= Community Democratic League =

Italian political party

The Community Democratic League (Lega Democratica Comunitaria, LDC) was a Venetist and Christian-socialist political party active in Veneto.

The party was founded in July 2011 by some splinters of Liga Veneta–Lega Nord (LV–LN) led by Davide Lovat. Lovat had been an activist of Liga Veneta in the province of Vicenza for 18 years before becoming a leading voice against the party leadership. A keen Venetist and left-winger, in February 2011 he was expelled from the party. Some months on, along with other splinters from LV–LN, Lovat started organizing the LDC.

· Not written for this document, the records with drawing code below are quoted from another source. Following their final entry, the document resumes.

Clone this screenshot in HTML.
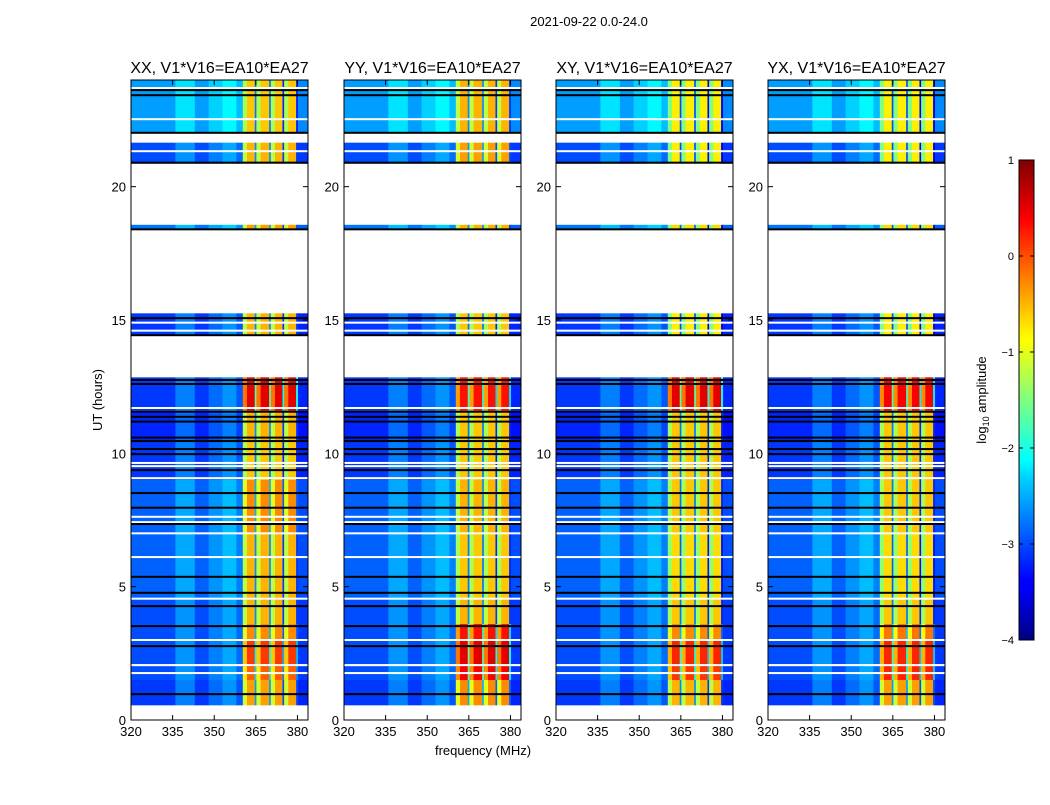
<!DOCTYPE html>
<html><head><meta charset="utf-8"><style>
body{margin:0;background:#fff;font-family:"Liberation Sans",sans-serif}
svg text{font-family:"Liberation Sans",sans-serif}
</style></head><body>
<svg id="fig" width="1050" height="800" xmlns="http://www.w3.org/2000/svg">
<defs><linearGradient id="jet" x1="0" y1="1" x2="0" y2="0">
<stop offset="0" stop-color="#00007f"/><stop offset="0.11" stop-color="#0000ff"/><stop offset="0.125" stop-color="#0000ff"/>
<stop offset="0.34" stop-color="#00d4ff"/><stop offset="0.375" stop-color="#00ffff"/><stop offset="0.5" stop-color="#7fff7f"/>
<stop offset="0.625" stop-color="#ffff00"/><stop offset="0.66" stop-color="#ffe000"/><stop offset="0.875" stop-color="#ff0000"/><stop offset="1" stop-color="#7f0000"/>
</linearGradient></defs>
<text x="589" y="26" font-size="13" text-anchor="middle">2021-09-22 0.0-24.0</text>
<text x="102" y="400" font-size="13" text-anchor="middle" transform="rotate(-90 102 400)">UT (hours)</text>
<text x="483" y="755" font-size="13" text-anchor="middle">frequency (MHz)</text>
<g id="panels"></g>
<g>
<rect x="1019" y="160" width="15" height="480" fill="url(#jet)" stroke="#000"/>
<g id="cbticks"></g>
<text x="986" y="400" font-size="13" text-anchor="middle" transform="rotate(-90 986 400)">log<tspan font-size="9" dy="3">10</tspan><tspan dy="-3"> amplitude</tspan></text>
</g>
</svg>
<script>
const panelTitles=["XX, V1*V16=EA10*EA27","YY, V1*V16=EA10*EA27","XY, V1*V16=EA10*EA27","YX, V1*V16=EA10*EA27"];
const panelLeft=[131,344,556,768];
const colEdges=[320,336,343,348,353,358,360.3,361.8,364.6,365.2,366.7,369.8,370.4,371.9,374.6,375.2,376.7,379.5,380.2,383.8];
const colKind=["bg","bg","bg","bg","bg","bg","hot","hot","hot","hot","hot","hot","hot","hot","hot","hot","hot","hot","bg"];
const colOffset=[-3.0,-2.65,-3.0,-2.75,-2.55,-2.85,-0.7,0,-2.2,-0.7,0,-2.2,-0.7,0,-2.6,-0.7,0,-2.6,-3.1];
const rowStart=[0.55,1.5,2.0,3.0,3.6,4.5,7.0,9.0,10.5,11.6,14.43,18.4,20.86,22.0];
const rowEnd=[1.5,2.0,3.0,3.6,4.5,7.0,9.0,10.5,11.6,12.85,15.25,18.57,21.65,24.0];
const hotXX=[-0.4,-0.1,0.1,-0.3,-0.5,-0.5,-0.3,-0.6,-0.5,0.5,-0.5,-0.4,-0.5,-0.6];
const hotYY=[-0.3,0.4,0.5,0.3,-0.5,-0.6,-0.5,-0.6,-0.6,0.3,-0.6,-0.5,-0.4,-0.5];
const hotXY=[-0.5,0.1,0.2,-0.3,-0.6,-0.7,-0.6,-0.6,-0.6,0.5,-0.8,-0.7,-0.8,-0.8];
const hotYX=[-0.4,0.2,0.2,-0.2,-0.6,-0.7,-0.6,-0.6,-0.6,0.4,-0.8,-0.7,-0.8,-0.8];
const bgRow=[-0.1,0,0,0,0,0.1,0.1,-0.1,-0.2,-0.1,-0.1,0.2,0,0.4];
const blackLines=[0.97,2.77,3.52,4.27,4.77,5.37,7.35,7.96,8.51,9.37,9.97,10.16,10.46,10.59,11.19,11.37,11.56,12.6,12.75,14.43,15.07,18.4,20.9,22.02,23.43,23.62];
const whiteLines=[1.76,2.06,3.0,4.55,6.11,7.0,7.42,7.62,9.07,9.52,9.64,11.7,14.6,14.9,21.33,22.53,23.7];
const xTicks=[320,335,350,365,380];
const yTicks=[0,5,10,15,20];
const cbTicks=[1,0,-1,-2,-3,-4];
const hotAll=[hotXX,hotYY,hotXY,hotYX];
const PW=177,TOP=80,BOT=720,FMIN=320,FMAX=383.8,TMAX=24;
const NS="http://www.w3.org/2000/svg";
function xs(f,p){return panelLeft[p]+(f-FMIN)/(FMAX-FMIN)*PW;}
function ys(t){return BOT-(t/TMAX)*(BOT-TOP);}
function jet(v){let x=Math.max(0,Math.min(1,(v+4)/5));
 const r=Math.max(0,Math.min(1,1.5-Math.abs(4*x-3))),g=Math.max(0,Math.min(1,1.5-Math.abs(4*x-2))),b=Math.max(0,Math.min(1,1.5-Math.abs(4*x-1)));
 return `rgb(${Math.round(r*255)},${Math.round(g*255)},${Math.round(b*255)})`;}
function mk(tag,attrs,parent){const e=document.createElementNS(NS,tag);for(const k in attrs)e.setAttribute(k,attrs[k]);parent.appendChild(e);return e;}
const G=document.getElementById('panels');
for(let p=0;p<4;p++){
 const g=mk('g',{},G);
 
 
 const t=mk('text',{x:panelLeft[p]+PW/2,y:73,'font-size':16,'text-anchor':'middle'},g);
 t.textContent=panelTitles[p];
 
 
 for(let r=0;r<rowStart.length;r++){
  for(let c=0;c<colKind.length;c++){
   const v=colKind[c]==='hot'?hotAll[p][r]+colOffset[c]:colOffset[c]+bgRow[r];
   const x0=xs(colEdges[c],p),x1=xs(colEdges[c+1],p),y0=ys(rowEnd[r]),y1=ys(rowStart[r]);
   const rc=mk('rect',{x:x0,y:y0,width:x1-x0+0.3,height:y1-y0,fill:jet(v)},g);
   
   
  }
 }
 for(const h of whiteLines){const l=mk('rect',{x:panelLeft[p],y:ys(h)-1,width:PW,height:2,fill:'#fff'},g);
  
  }
 for(const h of blackLines){const l=mk('rect',{x:panelLeft[p],y:ys(h)-1,width:PW,height:2,fill:'#000'},g);
  
  }
 mk('rect',{x:panelLeft[p],y:TOP,width:PW,height:BOT-TOP,fill:'none',stroke:'#000','stroke-width':1},g);
 for(const f of xTicks){const x=xs(f,p);
  mk('line',{x1:x,y1:BOT,x2:x,y2:BOT-5,stroke:'#000'},g);mk('line',{x1:x,y1:TOP,x2:x,y2:TOP+5,stroke:'#000'},g);
  const tl=mk('text',{x:x,y:BOT+16,'font-size':13,'text-anchor':'middle'},g);tl.textContent=f;
  
  }
 for(const h of yTicks){const y=ys(h);
  mk('line',{x1:panelLeft[p],y1:y,x2:panelLeft[p]+5,y2:y,stroke:'#000'},g);mk('line',{x1:panelLeft[p]+PW,y1:y,x2:panelLeft[p]+PW-5,y2:y,stroke:'#000'},g);
  const tl=mk('text',{x:panelLeft[p]-5,y:y+5,'font-size':13,'text-anchor':'end'},g);tl.textContent=h;
  
  }
}
const CB=document.getElementById('cbticks');
for(const v of cbTicks){const y=160+(1-v)/5*480;
 mk('line',{x1:1034,y1:y,x2:1030,y2:y,stroke:'#000'},CB);mk('line',{x1:1019,y1:y,x2:1023,y2:y,stroke:'#000'},CB);
 const tl=mk('text',{x:1014,y:y+4,'font-size':11,'text-anchor':'end'},CB);tl.textContent=v<0?'\u2212'+(-v):v;
 
 }
</script>
</body></html>
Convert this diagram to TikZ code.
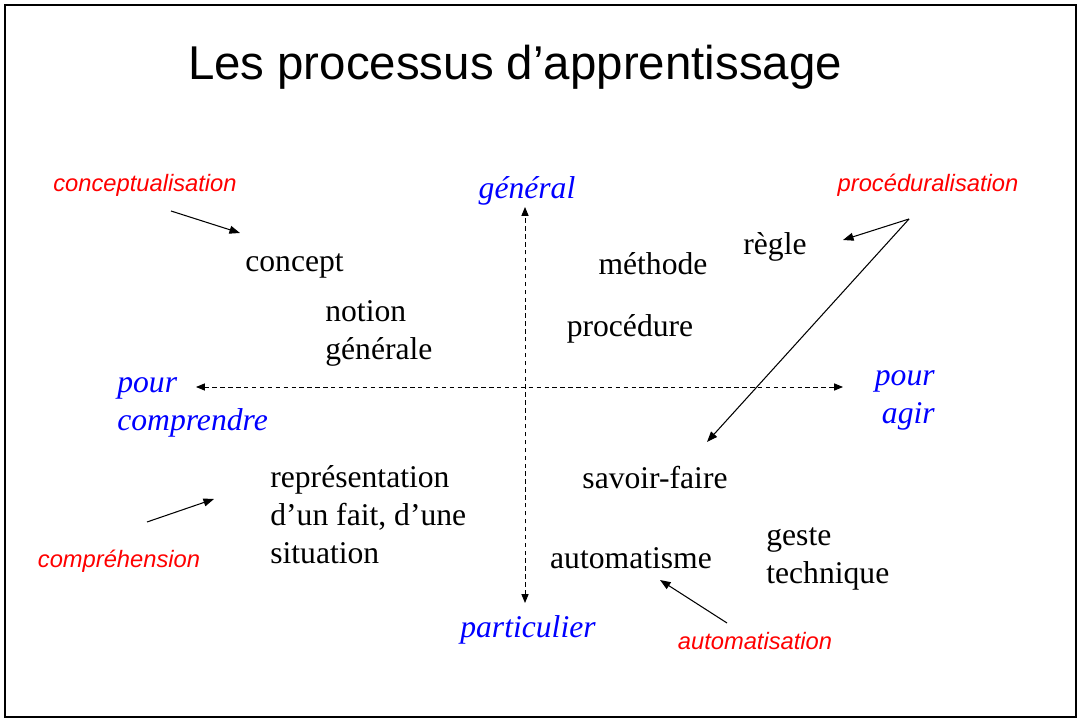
\documentclass[tikz,border=0pt]{standalone}
\usepackage{fontspec}
\setmainfont{Liberation Serif}
\setsansfont{Liberation Sans}
\usetikzlibrary{arrows.meta, positioning}

\begin{document}
\begin{tikzpicture}[
  x=0.02cm, y=-0.02cm,
  term/.style={font=\fontsize{18}{21.6}\selectfont, inner sep=0pt, align=left},
  pole/.style={font=\fontsize{18}{21.6}\selectfont\itshape, text=blue, inner sep=0pt},
  process/.style={font=\sffamily\itshape\fontsize{13.5}{16}\selectfont, text=red, inner sep=0pt},
  axis/.style={{Triangle[length=5pt,width=4pt]}-{Triangle[length=5pt,width=4pt]}, line width=0.5pt, dash pattern=on 2.5pt off 2pt},
  vector/.style={-{Triangle[length=6pt,width=4.5pt]}, line width=0.6pt}
]
\useasboundingbox (0,0) rectangle (1081,722);
\draw[line width=1.2pt] (5,5) rectangle (1076,717);

% Title
\node[font=\sffamily\fontsize{27}{32}\selectfont] (title) at (515,67) {Les processus d’apprentissage};

% Axes
\coordinate (top) at (525,207);
\coordinate (bottom) at (525,603);
\coordinate (left) at (196,387);
\coordinate (right) at (843,387);
\draw[axis] (bottom) -- (top);
\draw[axis] (left) -- (right);

\node[pole] (gen) at (527,191) {général};
\node[pole] (part) at (528,630) {particulier};
\node[pole, align=left, anchor=west] (compr) at (117,407) {pour\\comprendre};
\node[pole, align=right, anchor=east] (agir) at (935,400) {pour\\agir};

% Terms
\node[term, anchor=west] (concept) at (245,266) {concept};
\node[term, anchor=west] (notion) at (325,333) {notion\\générale};
\node[term] (methode) at (653,264) {méthode};
\node[term] (regle) at (775,247) {règle};
\node[term] (procedure) at (630,329) {procédure};
\node[term, anchor=west] (repr) at (270,515) {représentation\\d’un fait, d’une\\situation};
\node[term] (savoir) at (655,478) {savoir-faire};
\node[term] (autom) at (631,558) {automatisme};
\node[term, anchor=west] (geste) at (766,559) {geste\\technique};

% Processes
\node[process] (conc) at (145,185) {conceptualisation};
\node[process] (proc) at (928,185) {procéduralisation};
\node[process] (compreh) at (119,561) {compréhension};
\node[process] (automat) at (755,641) {automatisation};

% Flow
\coordinate (c1) at (171,211);
\coordinate (c2) at (240,233);
\coordinate (p0) at (909,219);
\coordinate (p1) at (843,240);
\coordinate (p2) at (707,442);
\coordinate (h1) at (147,522);
\coordinate (h2) at (214,499);
\coordinate (a1) at (727,623);
\coordinate (a2) at (660,580);
\draw[vector] (c1) -- (c2);
\draw[vector] (p0) -- (p1);
\draw[vector] (p0) -- (p2);
\draw[vector] (h1) -- (h2);
\draw[vector] (a1) -- (a2);
\end{tikzpicture}
\end{document}
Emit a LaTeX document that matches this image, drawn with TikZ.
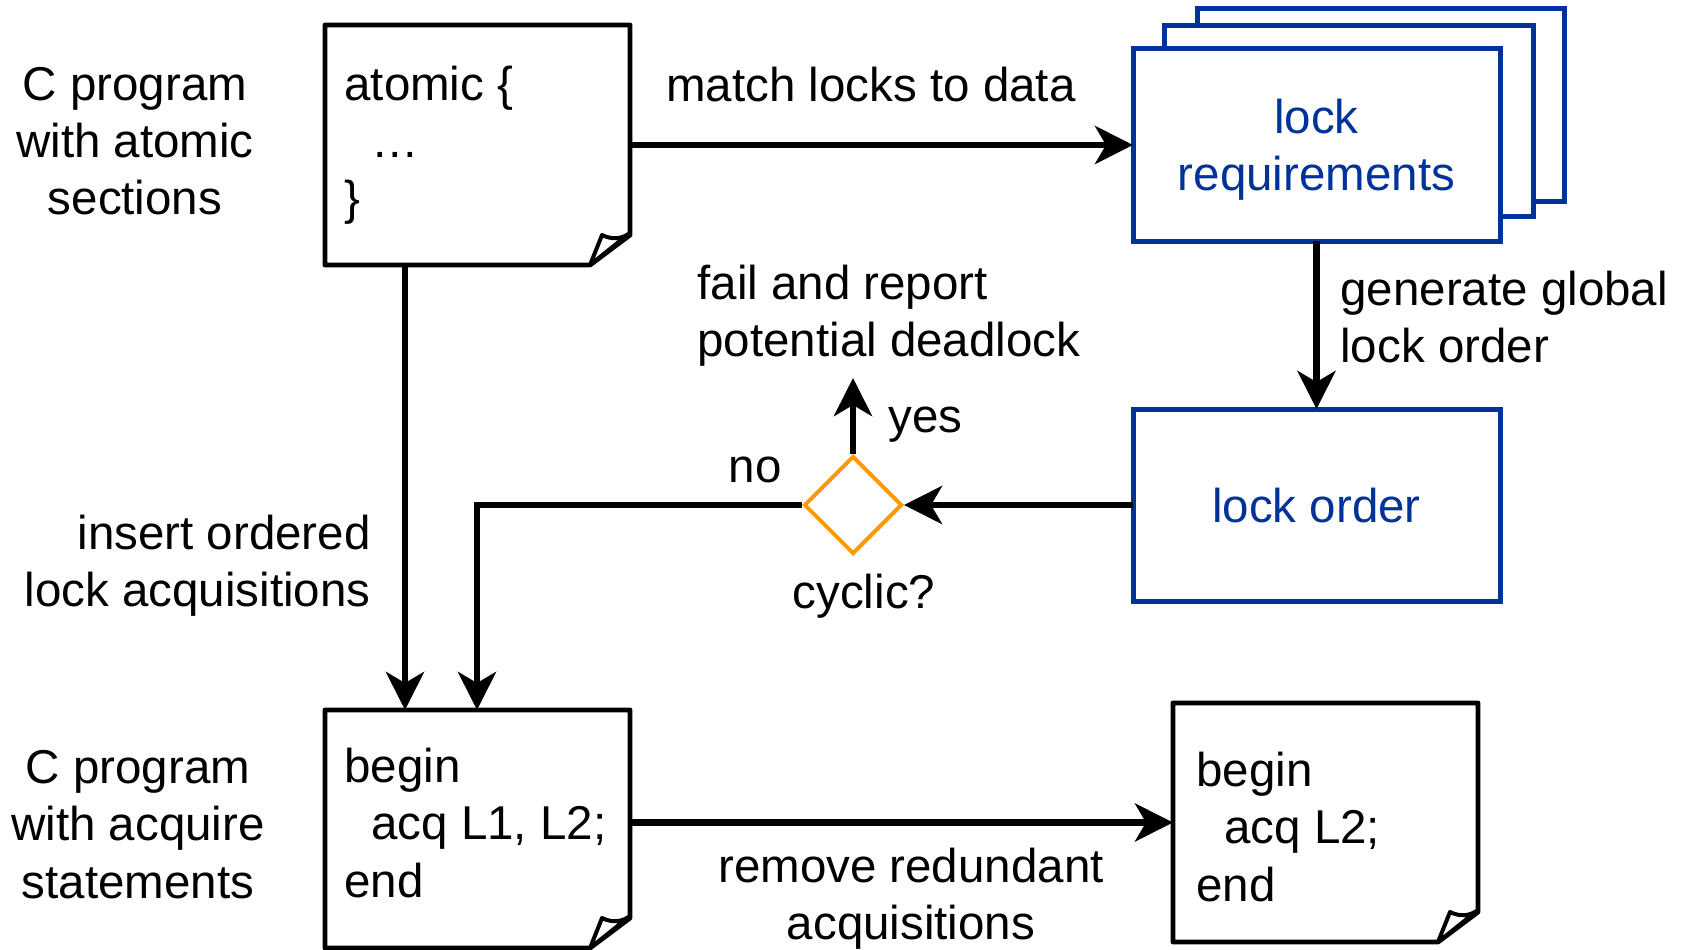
\documentclass[tikz,border=0pt]{standalone}
\usepackage{fontspec}
\setmainfont{Liberation Sans}
\usetikzlibrary{arrows.meta,shapes.geometric}
\definecolor{lblue}{RGB}{0,51,153}
\definecolor{dorange}{RGB}{255,153,0}
\newcommand\mlines[2]{\begin{tabular}[t]{@{}#1@{}}#2\end{tabular}}
\begin{document}
\begin{tikzpicture}[x=1pt,y=-1pt, line width=4.8pt,
  every node/.style={inner sep=0pt, font=\fontsize{47.5}{57.5}\selectfont},
  docbox/.style={rectangle, minimum width=305pt, outer sep=0pt, draw=none},
  bluebox/.style={rectangle, draw=lblue, fill=white, outer sep=0pt, line join=miter, line width=5pt},
  decision/.style={diamond, draw=dorange, line width=4pt, minimum width=98pt, minimum height=98pt, aspect=1},
  arr/.style={line width=6.5pt, -{Stealth[length=38pt,width=38pt,inset=11pt]}},
]
\useasboundingbox (0,0) rectangle (1682,950);

% document boxes
\node[docbox, minimum height=240pt] (top) at (477.5,145) {};
\node[docbox, minimum height=238pt] (bot) at (477.5,829) {};
\node[docbox, minimum height=239pt] (res) at (1325.5,822.5) {};
\foreach \n in {top,bot,res}{
  \draw[line join=round, fill=white] (\n.north west) -- (\n.north east) -- ([yshift=30pt]\n.south east)
     -- ([xshift=-40pt]\n.south east) -- (\n.south west) -- cycle;
  \draw[line join=round, fill=white, line width=4pt] ([xshift=-40pt]\n.south east) -- ([xshift=-28pt,yshift=30pt]\n.south east)
     .. controls ([xshift=-18pt,yshift=25pt]\n.south east) and ([xshift=-8pt,yshift=26pt]\n.south east) .. ([yshift=32pt]\n.south east) -- cycle;
}

% blue boxes
\node[bluebox, minimum width=367pt, minimum height=192pt] (lrback) at (1380.5,105) {};
\node[bluebox, minimum width=369pt, minimum height=190pt] (lrmid) at (1348.5,121) {};
\node[bluebox, minimum width=367pt, minimum height=192pt] (lr) at (1316.5,145) {};
\node[bluebox, minimum width=367pt, minimum height=192pt] (lo) at (1316.5,505) {};
\node[decision] (dia) at (853,505) {};

% texts
\node[anchor=base, text=lblue] (lrt) at (1316.5,133) {\mlines{c}{lock\\requirements}};
\node[anchor=base, text=lblue] (lot) at (1316.5,522) {lock order};
\node[anchor=base] (lbl1) at (135,100) {\mlines{c}{C program\\with atomic\\sections}};
\node[anchor=base west] (topt) at (342,100) {\mlines{l}{atomic \{\\\hspace*{27pt}…\\\}}};
\node[anchor=base] (match) at (871,101) {match locks to data};
\node[anchor=base west] (gen) at (1338,305) {\mlines{l}{generate global\\lock order}};
\node[anchor=base west] (fail) at (695,299) {\mlines{l}{fail and report\\potential deadlock}};
\node[anchor=base west] (yes) at (886,432) {yes};
\node[anchor=base] (no) at (755,482) {no};
\node[anchor=base] (cyc) at (864,608) {cyclic?};
\node[anchor=base east] (ins) at (373,549) {\mlines{r}{insert ordered\\lock acquisitions}};
\node[anchor=base] (lbl2) at (138,783) {\mlines{c}{C program\\with acquire\\statements}};
\node[anchor=base west] (bott) at (342,782) {\mlines{l}{begin\\\hspace*{27pt}acq L1, L2;\\end}};
\node[anchor=base west] (rest) at (1194,786) {\mlines{l}{begin\\\hspace*{28pt}acq L2;\\end}};
\node[anchor=base] (rem) at (911,882) {\mlines{c}{remove redundant\\acquisitions}};

% connectors
\coordinate (yesend) at (853,378);
\coordinate (nocorner) at (477,505);
\coordinate (leftx) at (405,0);
\draw[arr] (top.east) -- (lr.west);
\draw[arr] (lr.south) -- (lo.north);
\draw[arr] (lo.west) -- (dia.east);
\draw[arr] (dia.north) -- (yesend);
\draw[arr] (dia.west) -- (nocorner) -- (nocorner |- bot.north);
\draw[arr] (leftx |- top.south) -- (leftx |- bot.north);
\draw[arr] (bot.east |- res.west) -- (res.west);
\end{tikzpicture}
\end{document}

The name "Community Democratic League" was chosen by Lovat, who has studied political science and theology, as a reference both to the "National Democratic League" of Romolo Murri, a radical priest, and the National League for Democracy of Nobel Peace Prize Aung San Suu Kyi. Lovat set the party in the tradition of Christian socialism and early Venetian nationalism. According to its manifesto, the LDC supported regionalism, the reform of the Italian Constitution following the German model, restrictions to immigration on economic grounds, and European integration in the form of the Gaullist "Europe of Peoples and Nations". The party opposed xenophobia, neo-liberalism, the exploitation of religions for political purposes, and the influence of the United States over Europe.

As soon as in September the LDC became an associate party of Magdi Allam's I Love Italy party, while in October the party was integrated in the larger Venetian Project, including other small Venetist, autonomist, independentist and traditionalist parties and cultural associations.

In December 2012 the LDC was integrated into Veneto State (VS) and Lovat was chosen as the party's candidate for mayor of Vicenza.

In 2025, Lovat was elected to the Regional Council of Veneto as a member of the populist Venetian nationalist Resist Veneto party.